**DIRECTIONS FOR THIS TASK**
The line containing "(0,0) rectangle (1215,630);" marks the end: extract everything from the first line of the data through that line, exactly, with no pictures.

**SUPPLIED INFORMATION**
__________________________________________________
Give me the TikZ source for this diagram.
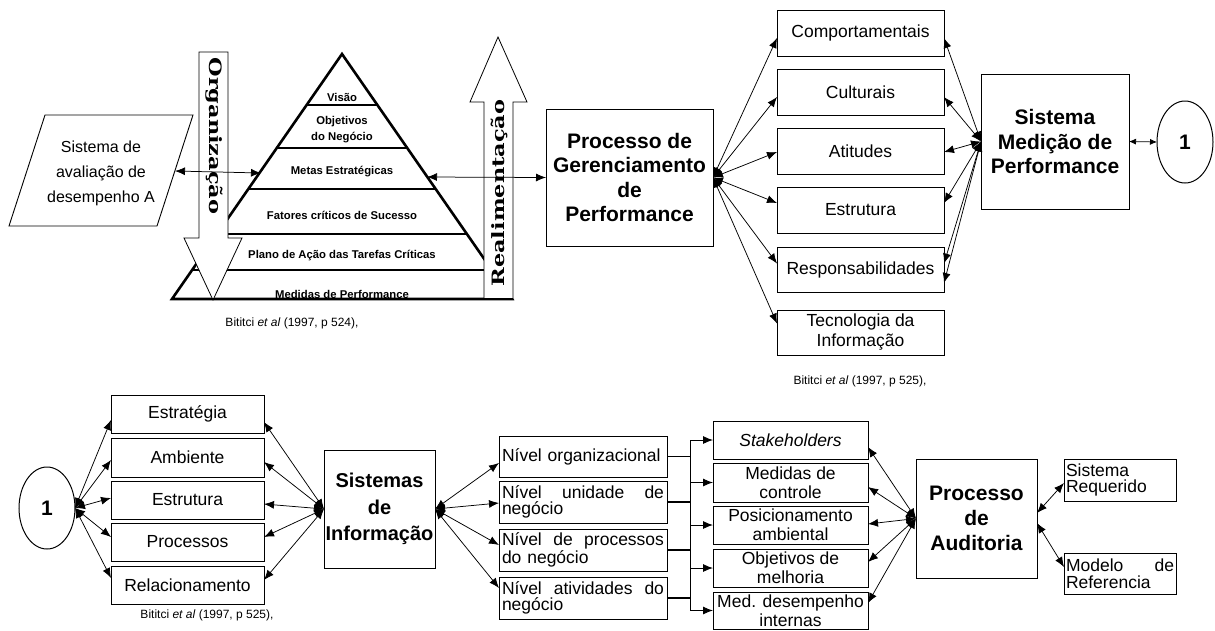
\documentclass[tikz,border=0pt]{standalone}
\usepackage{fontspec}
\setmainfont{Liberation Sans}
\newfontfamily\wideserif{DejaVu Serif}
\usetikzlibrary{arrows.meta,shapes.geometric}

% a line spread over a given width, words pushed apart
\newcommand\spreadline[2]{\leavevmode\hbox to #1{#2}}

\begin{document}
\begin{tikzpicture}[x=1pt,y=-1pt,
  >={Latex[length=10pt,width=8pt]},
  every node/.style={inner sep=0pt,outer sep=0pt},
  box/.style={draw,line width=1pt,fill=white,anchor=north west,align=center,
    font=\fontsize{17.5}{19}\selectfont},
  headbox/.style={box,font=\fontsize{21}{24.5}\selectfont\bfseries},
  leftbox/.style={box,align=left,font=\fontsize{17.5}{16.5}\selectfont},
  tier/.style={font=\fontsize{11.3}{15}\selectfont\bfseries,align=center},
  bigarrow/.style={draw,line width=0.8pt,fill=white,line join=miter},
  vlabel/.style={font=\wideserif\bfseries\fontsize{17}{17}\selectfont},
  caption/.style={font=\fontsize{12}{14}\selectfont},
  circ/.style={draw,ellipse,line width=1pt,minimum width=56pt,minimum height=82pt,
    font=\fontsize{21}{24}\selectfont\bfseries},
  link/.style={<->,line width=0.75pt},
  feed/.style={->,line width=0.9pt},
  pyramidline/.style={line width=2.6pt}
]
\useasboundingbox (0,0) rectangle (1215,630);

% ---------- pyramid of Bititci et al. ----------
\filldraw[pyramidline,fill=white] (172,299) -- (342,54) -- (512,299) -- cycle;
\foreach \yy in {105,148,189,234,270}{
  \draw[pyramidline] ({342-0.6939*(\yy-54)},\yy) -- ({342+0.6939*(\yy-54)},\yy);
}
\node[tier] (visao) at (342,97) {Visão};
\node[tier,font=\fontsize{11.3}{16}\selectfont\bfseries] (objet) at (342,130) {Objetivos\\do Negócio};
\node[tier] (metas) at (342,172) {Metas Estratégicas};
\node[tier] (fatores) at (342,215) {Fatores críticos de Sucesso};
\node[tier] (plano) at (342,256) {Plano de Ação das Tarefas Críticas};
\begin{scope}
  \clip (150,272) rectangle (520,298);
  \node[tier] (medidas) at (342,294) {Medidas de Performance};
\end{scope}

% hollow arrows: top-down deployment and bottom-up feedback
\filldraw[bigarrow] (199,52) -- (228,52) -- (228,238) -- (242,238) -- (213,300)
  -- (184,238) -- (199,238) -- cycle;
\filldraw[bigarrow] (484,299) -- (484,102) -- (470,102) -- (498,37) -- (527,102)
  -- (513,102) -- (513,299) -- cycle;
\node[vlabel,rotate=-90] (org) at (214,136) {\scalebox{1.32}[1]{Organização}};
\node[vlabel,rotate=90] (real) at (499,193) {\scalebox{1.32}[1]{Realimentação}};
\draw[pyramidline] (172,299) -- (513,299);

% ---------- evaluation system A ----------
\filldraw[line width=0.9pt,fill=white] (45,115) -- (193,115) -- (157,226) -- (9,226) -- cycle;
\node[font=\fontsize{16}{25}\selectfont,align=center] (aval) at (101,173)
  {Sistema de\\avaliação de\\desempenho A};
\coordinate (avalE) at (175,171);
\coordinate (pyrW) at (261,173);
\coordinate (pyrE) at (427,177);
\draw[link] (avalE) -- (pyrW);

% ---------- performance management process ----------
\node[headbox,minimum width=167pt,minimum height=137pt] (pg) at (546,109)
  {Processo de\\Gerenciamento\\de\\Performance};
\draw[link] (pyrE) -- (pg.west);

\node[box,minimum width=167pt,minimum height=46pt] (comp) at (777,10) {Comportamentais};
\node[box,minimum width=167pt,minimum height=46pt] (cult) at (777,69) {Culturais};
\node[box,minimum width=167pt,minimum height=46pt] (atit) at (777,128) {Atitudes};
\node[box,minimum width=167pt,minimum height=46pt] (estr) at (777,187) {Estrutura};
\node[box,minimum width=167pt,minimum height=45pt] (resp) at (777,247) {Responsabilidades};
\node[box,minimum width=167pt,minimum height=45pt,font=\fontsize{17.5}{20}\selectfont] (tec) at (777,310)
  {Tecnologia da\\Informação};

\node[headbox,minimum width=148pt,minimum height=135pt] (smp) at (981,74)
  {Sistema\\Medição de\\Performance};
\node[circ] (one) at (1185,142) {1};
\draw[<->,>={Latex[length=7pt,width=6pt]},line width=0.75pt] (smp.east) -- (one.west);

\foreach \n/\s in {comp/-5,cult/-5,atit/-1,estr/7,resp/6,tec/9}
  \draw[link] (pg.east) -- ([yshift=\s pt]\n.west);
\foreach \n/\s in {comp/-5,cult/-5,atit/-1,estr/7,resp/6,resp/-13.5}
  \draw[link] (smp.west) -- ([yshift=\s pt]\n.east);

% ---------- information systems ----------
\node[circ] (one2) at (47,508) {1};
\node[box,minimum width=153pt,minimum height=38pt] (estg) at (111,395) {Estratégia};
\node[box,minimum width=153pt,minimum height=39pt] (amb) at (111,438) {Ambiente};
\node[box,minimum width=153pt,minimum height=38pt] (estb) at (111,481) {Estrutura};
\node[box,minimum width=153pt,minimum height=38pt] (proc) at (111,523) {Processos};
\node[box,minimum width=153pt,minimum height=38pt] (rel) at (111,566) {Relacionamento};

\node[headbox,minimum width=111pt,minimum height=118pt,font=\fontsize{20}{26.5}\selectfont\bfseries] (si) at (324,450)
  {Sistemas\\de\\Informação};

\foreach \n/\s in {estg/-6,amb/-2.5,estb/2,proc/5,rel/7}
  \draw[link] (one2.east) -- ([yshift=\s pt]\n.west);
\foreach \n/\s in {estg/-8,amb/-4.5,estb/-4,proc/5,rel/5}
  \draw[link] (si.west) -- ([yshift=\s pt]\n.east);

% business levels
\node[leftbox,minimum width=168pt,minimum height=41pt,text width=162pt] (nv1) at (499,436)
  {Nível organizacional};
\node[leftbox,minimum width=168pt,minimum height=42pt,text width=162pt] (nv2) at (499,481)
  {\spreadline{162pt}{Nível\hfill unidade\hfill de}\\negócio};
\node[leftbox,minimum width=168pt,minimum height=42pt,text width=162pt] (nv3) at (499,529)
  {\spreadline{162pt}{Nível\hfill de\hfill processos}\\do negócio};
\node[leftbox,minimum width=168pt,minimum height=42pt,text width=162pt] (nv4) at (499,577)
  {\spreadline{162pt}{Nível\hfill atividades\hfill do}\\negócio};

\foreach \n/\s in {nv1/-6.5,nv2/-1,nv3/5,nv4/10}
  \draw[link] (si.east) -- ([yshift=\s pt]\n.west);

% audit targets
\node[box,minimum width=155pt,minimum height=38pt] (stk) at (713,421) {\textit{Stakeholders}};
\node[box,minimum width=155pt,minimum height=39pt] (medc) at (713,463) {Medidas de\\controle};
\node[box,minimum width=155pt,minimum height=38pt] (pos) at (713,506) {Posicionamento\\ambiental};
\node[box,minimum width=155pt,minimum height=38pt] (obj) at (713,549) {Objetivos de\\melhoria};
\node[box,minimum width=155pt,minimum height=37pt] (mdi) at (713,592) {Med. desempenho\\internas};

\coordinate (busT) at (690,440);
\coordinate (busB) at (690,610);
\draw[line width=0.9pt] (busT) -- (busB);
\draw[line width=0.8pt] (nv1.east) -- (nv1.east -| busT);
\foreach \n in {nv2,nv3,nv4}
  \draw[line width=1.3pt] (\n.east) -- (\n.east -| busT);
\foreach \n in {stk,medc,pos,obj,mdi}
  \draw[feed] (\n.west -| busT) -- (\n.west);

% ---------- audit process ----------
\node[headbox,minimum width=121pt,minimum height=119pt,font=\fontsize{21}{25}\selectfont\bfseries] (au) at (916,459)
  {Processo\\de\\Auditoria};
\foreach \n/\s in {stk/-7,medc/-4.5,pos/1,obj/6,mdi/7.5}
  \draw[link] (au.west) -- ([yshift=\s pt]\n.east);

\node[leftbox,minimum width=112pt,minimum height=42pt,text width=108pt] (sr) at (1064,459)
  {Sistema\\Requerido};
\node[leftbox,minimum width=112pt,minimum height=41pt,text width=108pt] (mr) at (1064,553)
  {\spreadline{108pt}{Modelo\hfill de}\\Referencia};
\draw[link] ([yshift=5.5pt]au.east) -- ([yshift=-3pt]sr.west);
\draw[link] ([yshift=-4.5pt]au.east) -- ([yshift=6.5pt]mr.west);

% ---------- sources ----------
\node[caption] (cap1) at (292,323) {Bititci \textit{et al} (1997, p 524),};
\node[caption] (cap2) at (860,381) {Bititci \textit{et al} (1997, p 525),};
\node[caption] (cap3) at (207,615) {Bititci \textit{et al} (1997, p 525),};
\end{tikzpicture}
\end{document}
__________________________________________________
**WORKED ANSWER**
Give me the TikZ source for this diagram.
\documentclass[tikz,border=0pt]{standalone}
\usepackage{fontspec}
\setmainfont{Liberation Sans}
\newfontfamily\wideserif{DejaVu Serif}
\usetikzlibrary{arrows.meta,shapes.geometric}

% a line spread over a given width, words pushed apart
\newcommand\spreadline[2]{\leavevmode\hbox to #1{#2}}

\begin{document}
\begin{tikzpicture}[x=1pt,y=-1pt,
  >={Latex[length=10pt,width=8pt]},
  every node/.style={inner sep=0pt,outer sep=0pt},
  box/.style={draw,line width=1pt,fill=white,anchor=north west,align=center,
    font=\fontsize{17.5}{19}\selectfont},
  headbox/.style={box,font=\fontsize{21}{24.5}\selectfont\bfseries},
  leftbox/.style={box,align=left,font=\fontsize{17.5}{16.5}\selectfont},
  tier/.style={font=\fontsize{11.3}{15}\selectfont\bfseries,align=center},
  bigarrow/.style={draw,line width=0.8pt,fill=white,line join=miter},
  vlabel/.style={font=\wideserif\bfseries\fontsize{17}{17}\selectfont},
  caption/.style={font=\fontsize{12}{14}\selectfont},
  circ/.style={draw,ellipse,line width=1pt,minimum width=56pt,minimum height=82pt,
    font=\fontsize{21}{24}\selectfont\bfseries},
  link/.style={<->,line width=0.75pt},
  feed/.style={->,line width=0.9pt},
  pyramidline/.style={line width=2.6pt}
]
\useasboundingbox (0,0) rectangle (1215,630);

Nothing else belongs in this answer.